Carlos Eugênio Líbano Soares, dando continuidade à sua investigação histórica, conclui o doutoramento em história na Unicamp em 1998 com a apresentação da tese A capoeira escrava no Rio de Janeiro (1808-1850), trabalhando com documentos – inclusive muitos registros policiais - que lançam luz sobre um período (início do século XIX) sobre o qual pouco se conhecia no que se refere à história da capoeira.


Carlos Eugênio Soares e Luiz Renato em evento na UFPR (2010)


Alguns desses trabalhos foram publicados na forma de livros, mas os novos pesquisadores encontram ainda muitas dificuldades para ter acesso a eles. Na realidade, talvez a indústria editorial não tenha percebido a importância da questão e a qualidade da discussão acadêmica que em torno dela se faz. Além disso, é fundamental que esses e outros trabalhos estejam ao alcance do grande público praticante e interessado na capoeira. É verdade que advento da Internet, com a facilidade da circulação de arquivos digitais, mudou consideravelmente essa realidade.

Atualmente há, por parte daqueles envolvidos com a capoeira, um forte interesse em questões históricas e referentes a aspectos sociais o que pode demonstrar o empenho em desenvolver uma prática consciente e, cada vez mais, voltada para o fortalecimento da cidadania.

Um texto brevíssimo como este não poderia ter outra proposta senão despertar o interesse sobre a história da capoeira e informar ao leitor que o tema vem sendo cada vez mais investigado e que sobre ele já se constitui um debate de grande profundidade. Deixamos de listar aqui contribuições importantíssimas como a dos folcloristas, cronistas – entre os quais temos o grande Machado de Assis - que nos legaram interessantíssimos relatos sobre a antiga capoeira, geralmente vista, no século passado, como “chaga social”.

Também não pudemos examinar as valiosas contribuições daqueles que, foram os primeiros a propor a sistematização da capoeira como “luta nacional”, como Annibal Burlamaqui e Inezil Penna Marinho. Igualmente não pudemos nos deter nos interessantes escritos de Mestre Pastinha e em depoimentos publicados, como os do Mestre Noronha. Há também, provocantes análises sobre esses capoeiras como as que fez Mestre Decânio que não pudemos aqui expor. Artigos resultantes de pesquisas como os produzidos por Marcos Bretas e Thomas Holloway também não foram contemplados. Finalmente, em um estudo mais aprofundado, teria que se registrar a colaboração que vem sendo prestada por pesquisadores como Mestre Itapoan, em seus estudos sobre Mestre Bimba, Jair Moura e o notável Frederico Abreu, o baiano organizador do maior acervo existente sobre a capoeira.

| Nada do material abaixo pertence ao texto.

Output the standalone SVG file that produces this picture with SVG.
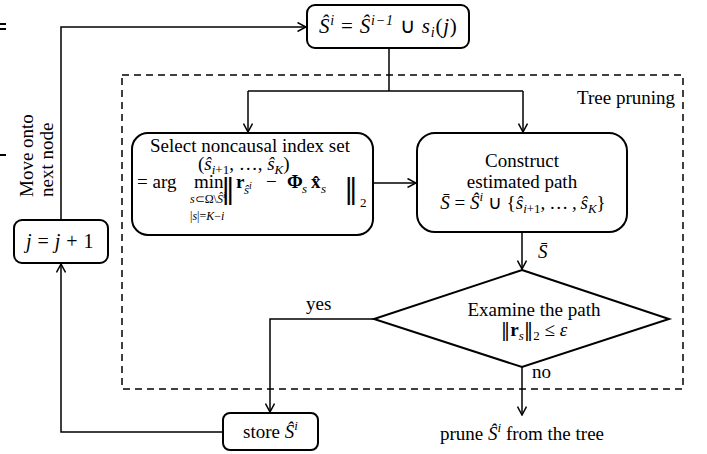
<svg xmlns="http://www.w3.org/2000/svg" width="707" height="454" viewBox="0 0 707 454">
<defs>
<marker id="arr" viewBox="0 0 10 10" refX="9.5" refY="5" markerWidth="10" markerHeight="10" markerUnits="userSpaceOnUse" orient="auto">
<path d="M1,0.5 L9.5,5 L1,9.5" fill="none" stroke="#000" stroke-width="1.5"/>
</marker>
<style>
.node{fill:#fff;stroke:#000;stroke-width:2}
.ln{fill:none;stroke:#000;stroke-width:1.5}
.dash{fill:none;stroke:#000;stroke-width:1.5;stroke-dasharray:7,5}
text{font-family:"Liberation Serif","Times New Roman",serif;font-size:19px;fill:#000}
.m{font-style:italic}
.b{font-weight:bold;font-style:normal}
.s{font-size:13px}
.t{font-size:12px}
.c{text-anchor:middle}
.nb{font-family:"DejaVu Serif","DejaVu Sans",serif;font-style:normal;font-weight:normal}
</style>
</defs>
<rect x="0" y="23" width="6" height="2" fill="#000"/>
<rect x="0" y="28" width="6" height="2" fill="#000"/>
<rect x="0" y="154" width="6" height="2" fill="#000"/>
<rect id="tree-pruning" class="dash" x="122" y="75" width="561" height="314"/>
<text x="675" y="104" text-anchor="end">Tree pruning</text>
<g id="connectors">
<path class="ln" d="M61,220 L61,27 L306,27" marker-end="url(#arr)"/>
<path class="ln" d="M389,48 L389,91"/>
<path class="ln" d="M248,91 L523,91"/>
<path class="ln" d="M248,91 L248,132" marker-end="url(#arr)"/>
<path class="ln" d="M523,91 L523,132" marker-end="url(#arr)"/>
<path class="ln" d="M373,183 L416,183" marker-end="url(#arr)"/>
<path class="ln" d="M522,232 L522,269" marker-end="url(#arr)"/>
<path class="ln" d="M374,319 L270,319 L270,412" marker-end="url(#arr)"/>
<path class="ln" d="M522,367 L522,415" marker-end="url(#arr)"/>
<path class="ln" d="M222,432 L61,432 L61,264" marker-end="url(#arr)"/>
<text x="538" y="258" class="m">S&#x0304;</text>
<text x="306" y="310">yes</text>
<text x="532" y="378">no</text>
<text transform="translate(33,197) rotate(-90)">Move onto</text>
<text transform="translate(53,197) rotate(-90)">next node</text>
</g>
<g id="update">
<rect class="node" x="307" y="5" width="162" height="43" rx="8"/>
<text x="319" y="33" class="m" style="font-size:21px;letter-spacing:0.8px">Ŝ<tspan style="font-size:14px" dy="-8">i</tspan><tspan dy="8" style="font-style:normal"> = </tspan>Ŝ<tspan style="font-size:14px" dy="-8">i−1</tspan><tspan dy="8" style="font-style:normal"> ∪ </tspan>s<tspan style="font-size:14px" dy="4">i</tspan><tspan dy="-4" style="font-style:normal">(</tspan>j<tspan style="font-style:normal">)</tspan></text>
</g>
<g id="increment">
<rect class="node" x="14" y="220" width="94" height="43" rx="8"/>
<text x="60" y="248" class="m c" style="font-size:20px;letter-spacing:0.5px">j<tspan style="font-style:normal"> = </tspan>j<tspan style="font-style:normal"> + 1</tspan></text>
</g>
<g id="select">
<rect class="node" x="132" y="133" width="241" height="102" rx="16"/>
<text x="250" y="152" class="c">Select noncausal index set</text>
<text><tspan x="198" y="170">(</tspan><tspan class="m">ŝ</tspan><tspan class="m s" dy="4">i</tspan><tspan class="s">+1</tspan><tspan dy="-4">, …, </tspan><tspan class="m">ŝ</tspan><tspan class="m s" dy="4">K</tspan><tspan dy="-4">)</tspan><tspan x="137" y="188">= arg</tspan><tspan x="194" y="188">min</tspan><tspan class="t m" x="190" y="203">s</tspan><tspan class="t">⊂Ω\</tspan><tspan class="t m">Ŝ</tspan><tspan class="m" style="font-size:9px" dy="-5">i</tspan><tspan class="t" x="190" y="220">|</tspan><tspan class="t m">s</tspan><tspan class="t">|=</tspan><tspan class="t m">K</tspan><tspan class="t">−</tspan><tspan class="t m">i</tspan><tspan class="nb" x="221" y="198" style="font-size:28px">‖</tspan><tspan class="b" x="236" y="188">r</tspan><tspan class="s m" x="244" y="194">ŝ</tspan><tspan class="m" style="font-size:10px" dy="-5">i</tspan><tspan x="266" y="188">−</tspan><tspan class="b" x="287" y="188">Φ</tspan><tspan class="s m" x="302" y="193">s</tspan><tspan class="b" x="311" y="188">x&#x0302;</tspan><tspan class="s m" x="321" y="193">s</tspan><tspan class="nb" x="344" y="198" style="font-size:28px">‖</tspan><tspan class="s" x="360" y="207">2</tspan></text>
</g>
<g id="construct">
<rect class="node" x="417" y="133" width="210" height="99" rx="18"/>
<text x="522" y="167" class="c">Construct</text>
<text x="522" y="188" class="c">estimated path</text>
<text x="523" y="209" class="c"><tspan class="m">S&#x0304;</tspan> = <tspan class="m">Ŝ</tspan><tspan class="m s" dy="-8">i</tspan><tspan dy="8"> ∪ {</tspan><tspan class="m">ŝ</tspan><tspan class="m s" dy="4">i</tspan><tspan class="s">+1</tspan><tspan dy="-4">,&#x2009;…&#x2009;,&#x2009;</tspan><tspan class="m">ŝ</tspan><tspan class="m s" dy="4">K</tspan><tspan dy="-4">}</tspan></text>
</g>
<g id="examine">
<polygon class="node" points="522,270 669,319 522,367 374,319"/>
<text x="534" y="316" class="c">Examine the path</text>
<text x="534" y="336" class="c"><tspan class="nb">‖</tspan><tspan class="b">r</tspan><tspan class="m s" dy="4">s</tspan><tspan class="nb" dy="-4">‖</tspan><tspan class="s" dy="4">2</tspan><tspan dy="-4"> ≤ </tspan><tspan class="m">ε</tspan></text>
</g>
<g id="store">
<rect class="node" x="223" y="413" width="95" height="37" rx="7"/>
<text x="243" y="438">store <tspan class="m">Ŝ</tspan><tspan class="m s" dy="-8">i</tspan></text>
</g>
<g id="prune">
<text x="440" y="440">prune <tspan class="m">Ŝ</tspan><tspan class="m s" dy="-8">i</tspan><tspan dy="8"> from the tree</tspan></text>
</g>
</svg>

Registre-se, por fim, que o livro de Matthias Assunção (Capoeira: the History of an Afro-Brazilian Martial Art), abordado em outra postagem neste blog, é hoje referência obrigatória nos estudos sobre história da capoeira, pela qualidade das informações que traz e pela amplitude do universo bibliográfico percorrido.



Ao despertar, portanto, o leitor para a complexidade do tema e de nossas limitações frente a sua importância e grandeza, acreditamos cumprir o papel de gerar uma saudável provocação e inquietude.